PROBLEM
Reproduce exactly the lines below, from the first one through the line containing "(0,0) rectangle (2268,1309);", and omit any pictures.

RECORD LIST
begin

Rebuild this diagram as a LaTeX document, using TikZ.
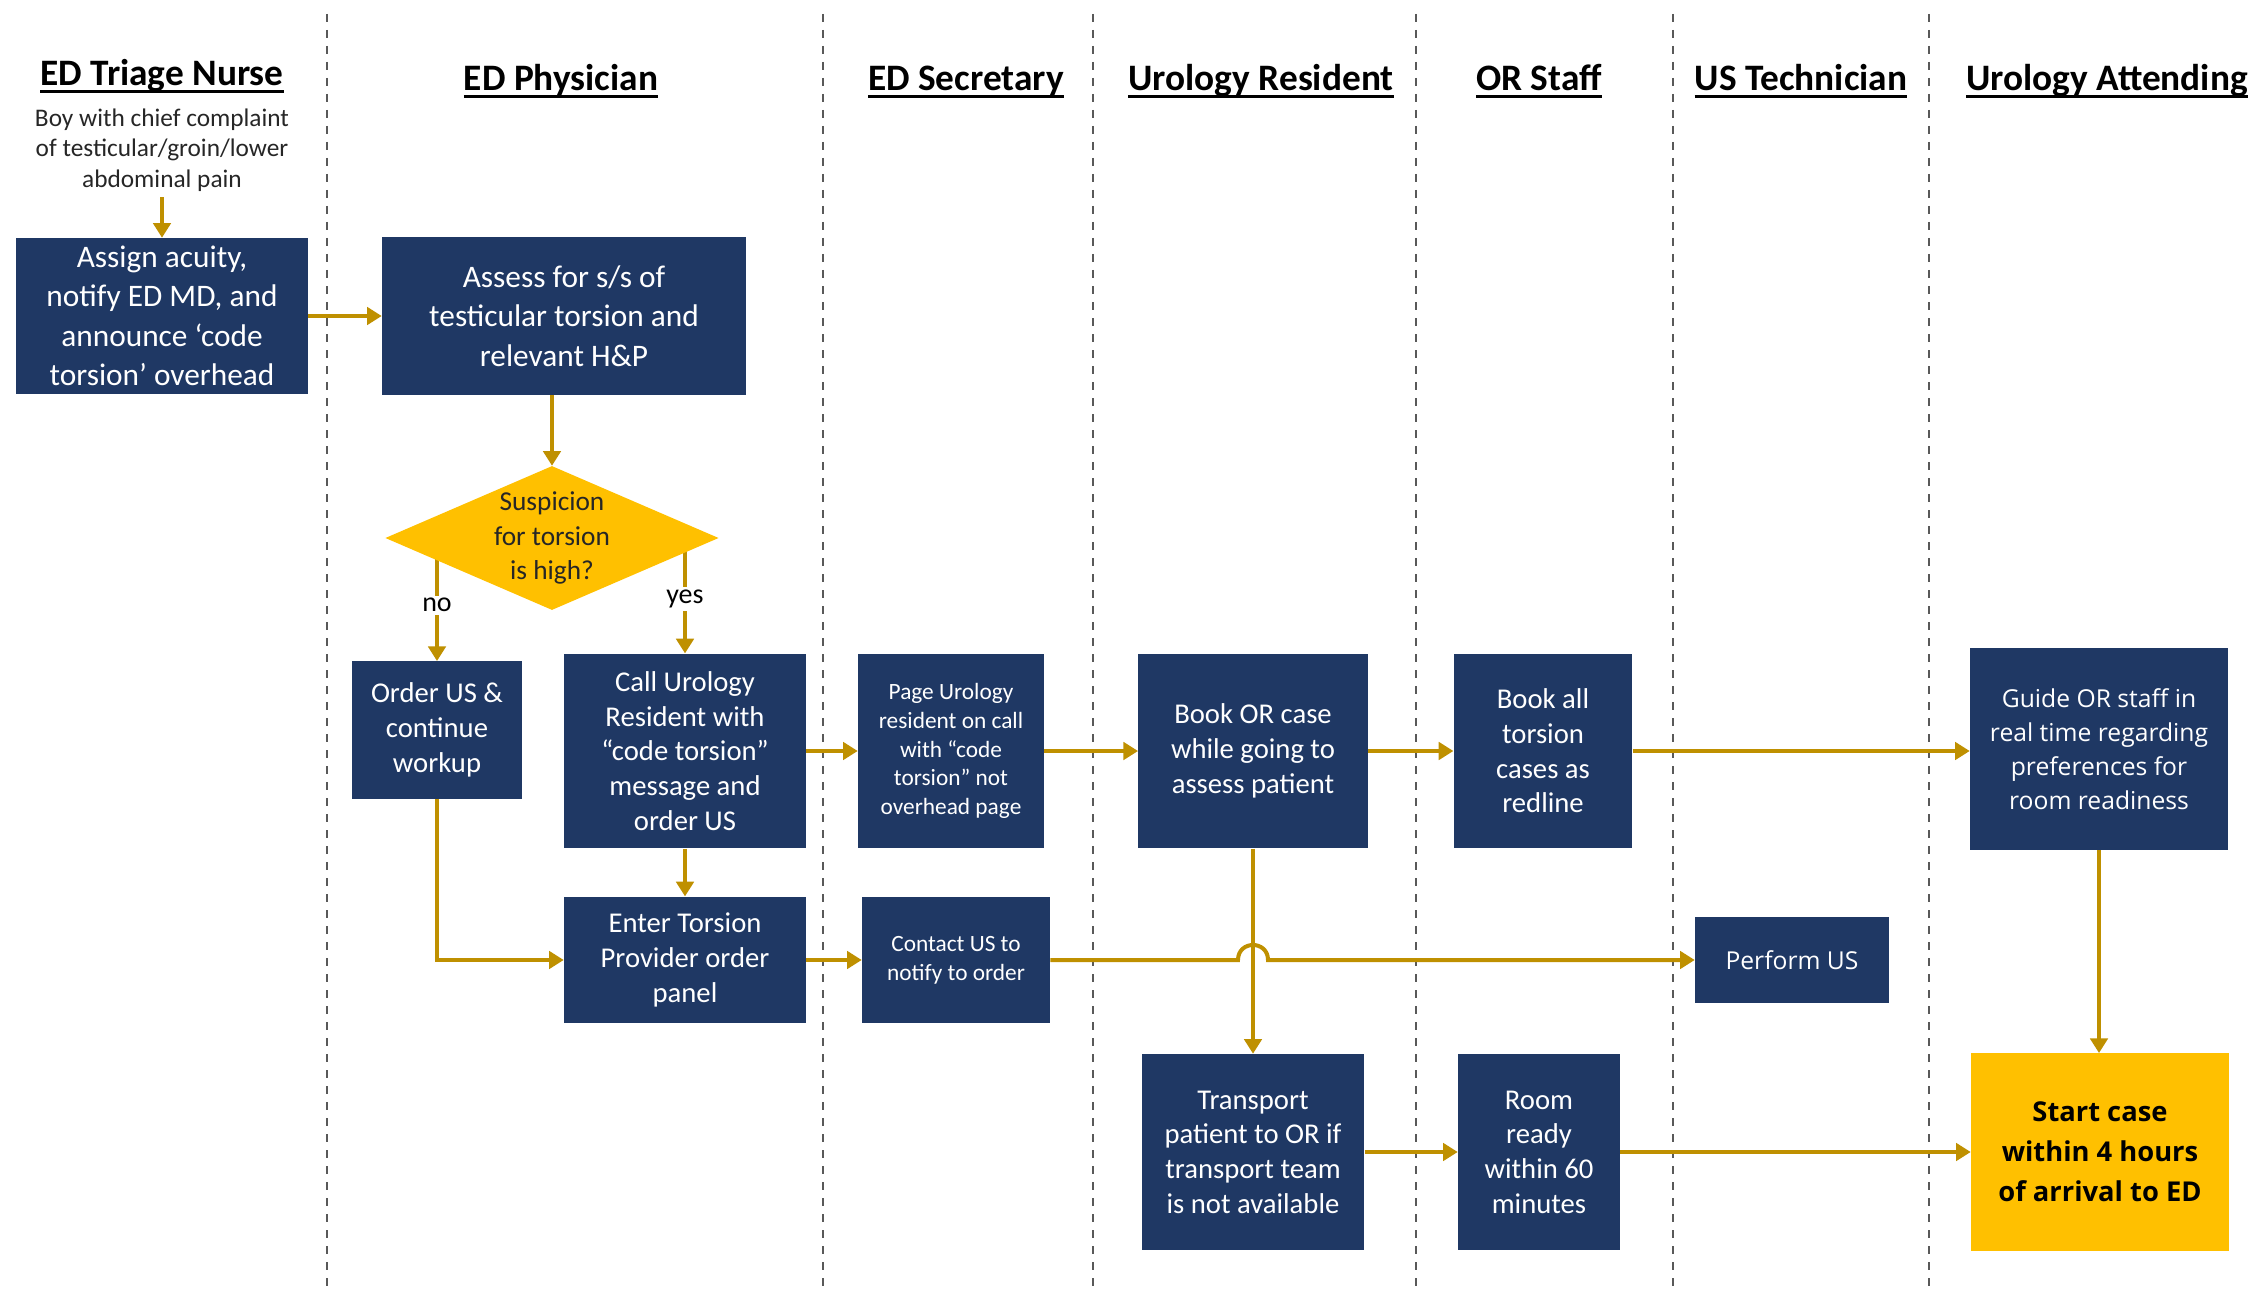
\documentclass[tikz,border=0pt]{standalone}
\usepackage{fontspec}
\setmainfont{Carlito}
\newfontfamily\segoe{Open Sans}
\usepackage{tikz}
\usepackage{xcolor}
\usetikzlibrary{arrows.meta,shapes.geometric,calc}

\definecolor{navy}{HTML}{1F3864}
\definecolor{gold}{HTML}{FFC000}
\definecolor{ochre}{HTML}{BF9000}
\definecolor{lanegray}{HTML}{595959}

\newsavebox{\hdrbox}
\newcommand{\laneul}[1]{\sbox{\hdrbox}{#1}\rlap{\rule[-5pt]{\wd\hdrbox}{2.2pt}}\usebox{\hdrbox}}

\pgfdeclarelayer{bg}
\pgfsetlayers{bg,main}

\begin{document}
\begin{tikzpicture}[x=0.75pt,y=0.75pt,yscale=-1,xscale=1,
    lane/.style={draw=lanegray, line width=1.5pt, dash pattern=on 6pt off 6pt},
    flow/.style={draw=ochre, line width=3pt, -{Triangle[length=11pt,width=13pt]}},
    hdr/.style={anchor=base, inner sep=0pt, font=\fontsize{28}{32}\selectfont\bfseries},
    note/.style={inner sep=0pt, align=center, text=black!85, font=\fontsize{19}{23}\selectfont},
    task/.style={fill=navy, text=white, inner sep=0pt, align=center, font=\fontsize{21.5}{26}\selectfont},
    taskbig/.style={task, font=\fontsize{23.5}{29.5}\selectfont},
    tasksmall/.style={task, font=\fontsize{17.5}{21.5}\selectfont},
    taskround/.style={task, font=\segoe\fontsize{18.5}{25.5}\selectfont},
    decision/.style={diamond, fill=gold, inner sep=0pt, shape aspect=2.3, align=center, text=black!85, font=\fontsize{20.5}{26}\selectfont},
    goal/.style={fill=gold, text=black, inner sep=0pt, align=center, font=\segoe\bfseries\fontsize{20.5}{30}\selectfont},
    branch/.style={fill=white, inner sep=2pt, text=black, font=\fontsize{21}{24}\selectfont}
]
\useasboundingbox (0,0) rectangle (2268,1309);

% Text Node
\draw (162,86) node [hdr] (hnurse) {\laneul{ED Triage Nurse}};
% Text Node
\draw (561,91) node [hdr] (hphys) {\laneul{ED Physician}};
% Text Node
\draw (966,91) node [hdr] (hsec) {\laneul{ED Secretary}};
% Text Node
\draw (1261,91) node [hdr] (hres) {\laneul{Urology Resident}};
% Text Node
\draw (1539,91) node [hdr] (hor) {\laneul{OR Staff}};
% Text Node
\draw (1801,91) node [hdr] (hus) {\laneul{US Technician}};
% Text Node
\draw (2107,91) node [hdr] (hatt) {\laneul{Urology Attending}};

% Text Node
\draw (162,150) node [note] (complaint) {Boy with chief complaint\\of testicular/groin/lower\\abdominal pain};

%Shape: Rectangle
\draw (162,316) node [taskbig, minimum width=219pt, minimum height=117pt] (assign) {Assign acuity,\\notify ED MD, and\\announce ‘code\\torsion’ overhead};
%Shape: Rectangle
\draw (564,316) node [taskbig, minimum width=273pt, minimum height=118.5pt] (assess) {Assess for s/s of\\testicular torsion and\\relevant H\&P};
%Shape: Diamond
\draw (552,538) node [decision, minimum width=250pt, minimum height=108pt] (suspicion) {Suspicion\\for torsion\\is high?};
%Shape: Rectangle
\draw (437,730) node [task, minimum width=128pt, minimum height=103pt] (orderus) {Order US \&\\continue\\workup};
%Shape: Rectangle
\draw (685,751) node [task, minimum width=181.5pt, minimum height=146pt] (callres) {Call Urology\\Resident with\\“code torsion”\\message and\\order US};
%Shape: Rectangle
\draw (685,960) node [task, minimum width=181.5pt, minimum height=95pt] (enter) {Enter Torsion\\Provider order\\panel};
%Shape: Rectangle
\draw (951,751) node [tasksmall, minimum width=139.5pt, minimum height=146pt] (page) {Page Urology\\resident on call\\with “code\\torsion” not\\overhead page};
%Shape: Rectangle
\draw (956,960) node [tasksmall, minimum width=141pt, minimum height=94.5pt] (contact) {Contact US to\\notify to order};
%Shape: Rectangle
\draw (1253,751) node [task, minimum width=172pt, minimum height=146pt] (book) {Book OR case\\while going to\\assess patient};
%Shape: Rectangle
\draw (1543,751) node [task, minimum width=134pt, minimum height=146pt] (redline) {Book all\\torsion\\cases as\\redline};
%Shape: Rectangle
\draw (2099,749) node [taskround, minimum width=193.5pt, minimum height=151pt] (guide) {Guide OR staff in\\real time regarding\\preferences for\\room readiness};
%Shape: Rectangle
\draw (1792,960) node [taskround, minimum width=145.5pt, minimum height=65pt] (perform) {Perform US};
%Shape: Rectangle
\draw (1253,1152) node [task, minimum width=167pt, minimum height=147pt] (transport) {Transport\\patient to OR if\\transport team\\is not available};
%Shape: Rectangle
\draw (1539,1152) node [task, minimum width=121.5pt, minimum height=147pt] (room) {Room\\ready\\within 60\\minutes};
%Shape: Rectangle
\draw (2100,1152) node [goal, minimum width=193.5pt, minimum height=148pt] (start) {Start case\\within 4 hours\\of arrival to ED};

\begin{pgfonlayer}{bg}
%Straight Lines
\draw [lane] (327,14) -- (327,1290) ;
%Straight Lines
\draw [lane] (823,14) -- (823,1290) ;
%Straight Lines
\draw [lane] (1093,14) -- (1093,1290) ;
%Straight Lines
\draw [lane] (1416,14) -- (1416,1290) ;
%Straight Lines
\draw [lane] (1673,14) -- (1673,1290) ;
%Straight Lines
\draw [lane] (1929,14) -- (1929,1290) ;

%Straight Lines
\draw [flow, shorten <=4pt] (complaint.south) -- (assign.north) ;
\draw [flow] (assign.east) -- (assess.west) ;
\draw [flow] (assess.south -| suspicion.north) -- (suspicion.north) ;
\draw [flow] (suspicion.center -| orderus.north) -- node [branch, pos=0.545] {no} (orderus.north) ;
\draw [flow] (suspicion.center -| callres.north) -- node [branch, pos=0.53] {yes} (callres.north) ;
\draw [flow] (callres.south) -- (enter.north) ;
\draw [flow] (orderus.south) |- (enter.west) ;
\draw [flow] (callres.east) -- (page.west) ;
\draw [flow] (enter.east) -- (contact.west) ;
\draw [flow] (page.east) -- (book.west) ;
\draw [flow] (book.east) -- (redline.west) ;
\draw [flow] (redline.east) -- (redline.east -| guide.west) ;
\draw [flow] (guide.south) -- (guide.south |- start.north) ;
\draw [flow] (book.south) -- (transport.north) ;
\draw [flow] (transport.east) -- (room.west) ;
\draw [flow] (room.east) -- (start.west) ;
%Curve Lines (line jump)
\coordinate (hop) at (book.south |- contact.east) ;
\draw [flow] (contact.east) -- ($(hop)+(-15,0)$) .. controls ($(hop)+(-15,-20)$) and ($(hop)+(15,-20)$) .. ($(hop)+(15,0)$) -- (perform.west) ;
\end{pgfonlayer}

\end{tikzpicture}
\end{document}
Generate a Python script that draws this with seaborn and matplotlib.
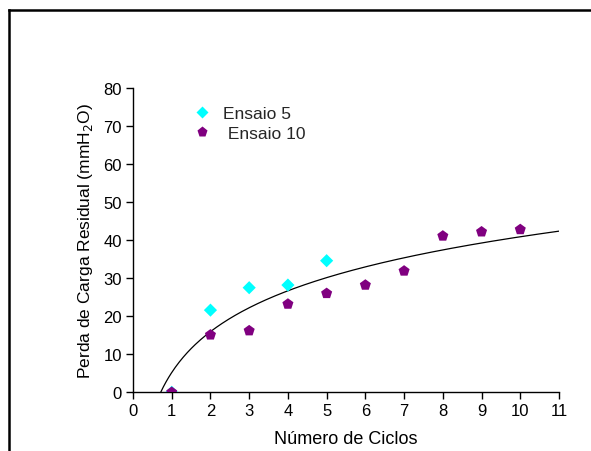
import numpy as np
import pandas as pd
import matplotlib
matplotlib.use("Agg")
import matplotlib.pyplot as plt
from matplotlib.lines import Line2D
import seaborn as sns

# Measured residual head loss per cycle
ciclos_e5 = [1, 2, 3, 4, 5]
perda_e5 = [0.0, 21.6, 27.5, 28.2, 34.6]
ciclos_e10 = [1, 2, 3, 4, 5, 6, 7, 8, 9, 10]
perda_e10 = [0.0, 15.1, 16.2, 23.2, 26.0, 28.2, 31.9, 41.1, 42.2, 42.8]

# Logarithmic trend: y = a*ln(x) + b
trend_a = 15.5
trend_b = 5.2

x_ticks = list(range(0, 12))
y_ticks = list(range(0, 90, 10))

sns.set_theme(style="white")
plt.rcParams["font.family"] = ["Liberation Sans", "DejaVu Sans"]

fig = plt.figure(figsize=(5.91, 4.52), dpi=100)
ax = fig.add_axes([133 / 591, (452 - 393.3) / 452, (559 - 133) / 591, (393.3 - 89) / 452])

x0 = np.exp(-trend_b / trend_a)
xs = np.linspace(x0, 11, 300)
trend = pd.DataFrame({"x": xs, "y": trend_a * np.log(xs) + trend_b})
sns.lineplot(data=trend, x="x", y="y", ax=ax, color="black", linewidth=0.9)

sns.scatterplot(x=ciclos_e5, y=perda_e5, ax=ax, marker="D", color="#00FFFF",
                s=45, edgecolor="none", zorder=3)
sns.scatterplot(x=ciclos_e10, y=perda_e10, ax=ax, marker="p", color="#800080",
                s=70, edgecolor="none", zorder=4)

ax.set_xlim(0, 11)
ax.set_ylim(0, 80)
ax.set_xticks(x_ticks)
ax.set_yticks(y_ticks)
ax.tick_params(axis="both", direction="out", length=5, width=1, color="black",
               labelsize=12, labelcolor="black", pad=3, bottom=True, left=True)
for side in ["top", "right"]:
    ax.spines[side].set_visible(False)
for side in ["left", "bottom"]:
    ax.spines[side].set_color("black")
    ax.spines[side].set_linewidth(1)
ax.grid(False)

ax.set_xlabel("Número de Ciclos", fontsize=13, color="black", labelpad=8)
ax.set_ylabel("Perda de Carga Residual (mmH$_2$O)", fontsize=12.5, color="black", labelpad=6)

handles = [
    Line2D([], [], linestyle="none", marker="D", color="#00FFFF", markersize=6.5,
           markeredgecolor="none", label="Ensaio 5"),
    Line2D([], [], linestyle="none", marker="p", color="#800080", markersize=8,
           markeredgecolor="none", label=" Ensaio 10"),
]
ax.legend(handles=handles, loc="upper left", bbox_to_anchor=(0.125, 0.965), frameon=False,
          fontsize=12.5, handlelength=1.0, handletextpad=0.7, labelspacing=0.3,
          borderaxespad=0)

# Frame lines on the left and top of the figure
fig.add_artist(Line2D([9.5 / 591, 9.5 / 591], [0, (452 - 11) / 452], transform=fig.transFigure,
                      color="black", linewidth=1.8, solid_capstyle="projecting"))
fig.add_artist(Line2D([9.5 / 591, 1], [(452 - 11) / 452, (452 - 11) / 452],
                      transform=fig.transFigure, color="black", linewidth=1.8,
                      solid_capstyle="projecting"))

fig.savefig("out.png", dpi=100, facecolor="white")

end

ANSWER
Rebuild this diagram as a LaTeX document, using TikZ.
\documentclass[tikz,border=0pt]{standalone}
\usepackage{fontspec}
\setmainfont{Carlito}
\newfontfamily\segoe{Open Sans}
\usepackage{tikz}
\usepackage{xcolor}
\usetikzlibrary{arrows.meta,shapes.geometric,calc}

\definecolor{navy}{HTML}{1F3864}
\definecolor{gold}{HTML}{FFC000}
\definecolor{ochre}{HTML}{BF9000}
\definecolor{lanegray}{HTML}{595959}

\newsavebox{\hdrbox}
\newcommand{\laneul}[1]{\sbox{\hdrbox}{#1}\rlap{\rule[-5pt]{\wd\hdrbox}{2.2pt}}\usebox{\hdrbox}}

\pgfdeclarelayer{bg}
\pgfsetlayers{bg,main}

\begin{document}
\begin{tikzpicture}[x=0.75pt,y=0.75pt,yscale=-1,xscale=1,
    lane/.style={draw=lanegray, line width=1.5pt, dash pattern=on 6pt off 6pt},
    flow/.style={draw=ochre, line width=3pt, -{Triangle[length=11pt,width=13pt]}},
    hdr/.style={anchor=base, inner sep=0pt, font=\fontsize{28}{32}\selectfont\bfseries},
    note/.style={inner sep=0pt, align=center, text=black!85, font=\fontsize{19}{23}\selectfont},
    task/.style={fill=navy, text=white, inner sep=0pt, align=center, font=\fontsize{21.5}{26}\selectfont},
    taskbig/.style={task, font=\fontsize{23.5}{29.5}\selectfont},
    tasksmall/.style={task, font=\fontsize{17.5}{21.5}\selectfont},
    taskround/.style={task, font=\segoe\fontsize{18.5}{25.5}\selectfont},
    decision/.style={diamond, fill=gold, inner sep=0pt, shape aspect=2.3, align=center, text=black!85, font=\fontsize{20.5}{26}\selectfont},
    goal/.style={fill=gold, text=black, inner sep=0pt, align=center, font=\segoe\bfseries\fontsize{20.5}{30}\selectfont},
    branch/.style={fill=white, inner sep=2pt, text=black, font=\fontsize{21}{24}\selectfont}
]
\useasboundingbox (0,0) rectangle (2268,1309);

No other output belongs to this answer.